Unless those games are not of interest to you, and you said so. Specifically.
 


I thought it was clear, from @TwoSix's post, that the runes were runes of demon summoning.

The PC discovered as much by trying to read them.

The prompt at the table for the GM to (i) decide on that bad news, and (ii) announce it to the player, was the failed roll.

This seems like a counterpart to my runes example upthread, where the player fails the roll rather than succeeds, and so the PC's discovery of what the runes say/do is bad news rather than good news.

It reminds me of this, from my own Burning Wheel play:

The rogue wizard, Jobe, had a relationship with his brother and rival. The ranger-assassin, Halika, had a relationship, also hostile with her mentor, and the player decided that was because it turned out she was being prepared by him to be sacrificed to a demon. It seemed to make sense that the two rival, evil mages should be one and the same, and each player wrote a belief around defeating him: in Jobe's case, preventing his transformation into a Balrog; in Halika's case, to gain revenge. . . .​
I had pulled out my old Greyhawk material and told them they were starting in the town of Hardby, half-way between the forest (where the assassin had fled from) and the desert hills (where Jobe had been travelling), and so each came up with a belief around that: I'm not leaving Hardby without gaining some magical item to use against my brother and, for the assassin with starting Resources 0, I'm not leaving Hardby penniless.​
I started things in the Hardby market: Jobe was looking at the wares of a peddler of trinkets and souvenirs, to see if there was anything there that might be magical or useful for enchanting for the anticipated confrontation with his brother. Given that the brother is possessed by a demon, he was looking for something angelic. The peddler pointed out an angel feather that he had for sale, brought to him from the Bright Desert. Jobe (who has, as another instinct, to always use Second Sight), used Aura Reading to study the feather for magical traits.

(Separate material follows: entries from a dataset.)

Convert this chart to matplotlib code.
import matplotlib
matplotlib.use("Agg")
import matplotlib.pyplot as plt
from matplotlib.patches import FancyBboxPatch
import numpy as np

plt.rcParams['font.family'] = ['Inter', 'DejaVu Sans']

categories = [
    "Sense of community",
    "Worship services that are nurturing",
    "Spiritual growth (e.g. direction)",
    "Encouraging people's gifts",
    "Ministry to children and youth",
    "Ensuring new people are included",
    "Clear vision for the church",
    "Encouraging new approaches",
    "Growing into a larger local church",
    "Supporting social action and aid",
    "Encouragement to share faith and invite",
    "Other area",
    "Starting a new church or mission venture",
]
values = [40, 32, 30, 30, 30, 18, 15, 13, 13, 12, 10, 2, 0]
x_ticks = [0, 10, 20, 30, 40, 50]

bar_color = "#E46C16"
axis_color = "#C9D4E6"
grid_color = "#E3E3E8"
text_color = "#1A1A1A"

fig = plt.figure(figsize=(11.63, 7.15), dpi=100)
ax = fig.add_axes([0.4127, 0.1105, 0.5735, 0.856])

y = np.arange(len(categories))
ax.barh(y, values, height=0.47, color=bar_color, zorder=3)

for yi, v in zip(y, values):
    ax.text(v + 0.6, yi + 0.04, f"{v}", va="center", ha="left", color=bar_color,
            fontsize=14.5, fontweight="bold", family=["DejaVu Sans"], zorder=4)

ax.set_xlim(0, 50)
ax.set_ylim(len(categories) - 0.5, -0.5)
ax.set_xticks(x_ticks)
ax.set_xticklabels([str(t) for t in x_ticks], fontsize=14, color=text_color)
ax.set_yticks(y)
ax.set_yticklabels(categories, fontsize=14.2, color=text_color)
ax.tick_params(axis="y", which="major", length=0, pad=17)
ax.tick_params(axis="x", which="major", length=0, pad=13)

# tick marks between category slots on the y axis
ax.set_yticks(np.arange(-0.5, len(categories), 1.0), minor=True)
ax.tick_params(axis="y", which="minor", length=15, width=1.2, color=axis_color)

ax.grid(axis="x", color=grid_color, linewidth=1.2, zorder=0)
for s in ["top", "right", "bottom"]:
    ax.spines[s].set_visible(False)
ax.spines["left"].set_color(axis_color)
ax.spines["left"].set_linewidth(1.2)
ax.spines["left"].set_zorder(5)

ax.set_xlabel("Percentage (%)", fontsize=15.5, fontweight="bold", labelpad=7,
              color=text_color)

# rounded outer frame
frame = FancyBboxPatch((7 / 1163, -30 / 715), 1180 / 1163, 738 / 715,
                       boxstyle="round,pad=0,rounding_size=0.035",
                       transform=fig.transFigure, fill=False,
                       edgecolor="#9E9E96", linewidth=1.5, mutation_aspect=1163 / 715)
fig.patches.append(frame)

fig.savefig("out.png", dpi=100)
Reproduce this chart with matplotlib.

The roll was a failure, and so he noticed that it was Resistant to Fire (potentially useful in confronting a Balrog) but also cursed. (Ancient History was involved somehow here too, maybe as a FoRK into Aura Reading (? I can't really remember), establishing something about an ancient battle between angels and demons in the desert.)​

I think this is a fairly straightforward technique.
Not in trad gaming, even if the suggestion was for 5e.
 

Obviously the universe doesn't.

But some people go through life without losing their precious stuff, so it's not as if it would be unrealistic for that to happen in the case of the PC.

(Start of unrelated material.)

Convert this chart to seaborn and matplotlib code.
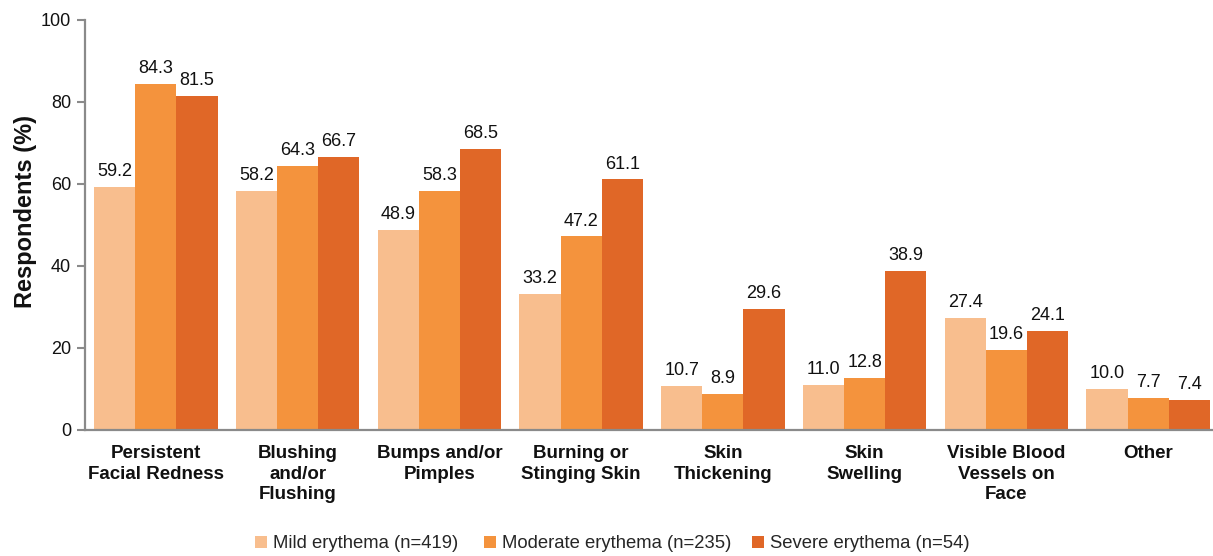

The issue is decision-making process, not whether or not the fiction is verisimilitudinous.
Some decision-making processes are, to my mind, more verisimilitudinous than others.
 

Every game is full of rules that bind how the GM acts. The game tells you how to run an encounter, how to give out treasure, how to set up challenges, all to show what is and what isn't fair. You're just used to it so it's become invisible to you.
No, I don't like the specific restrictions under discussion.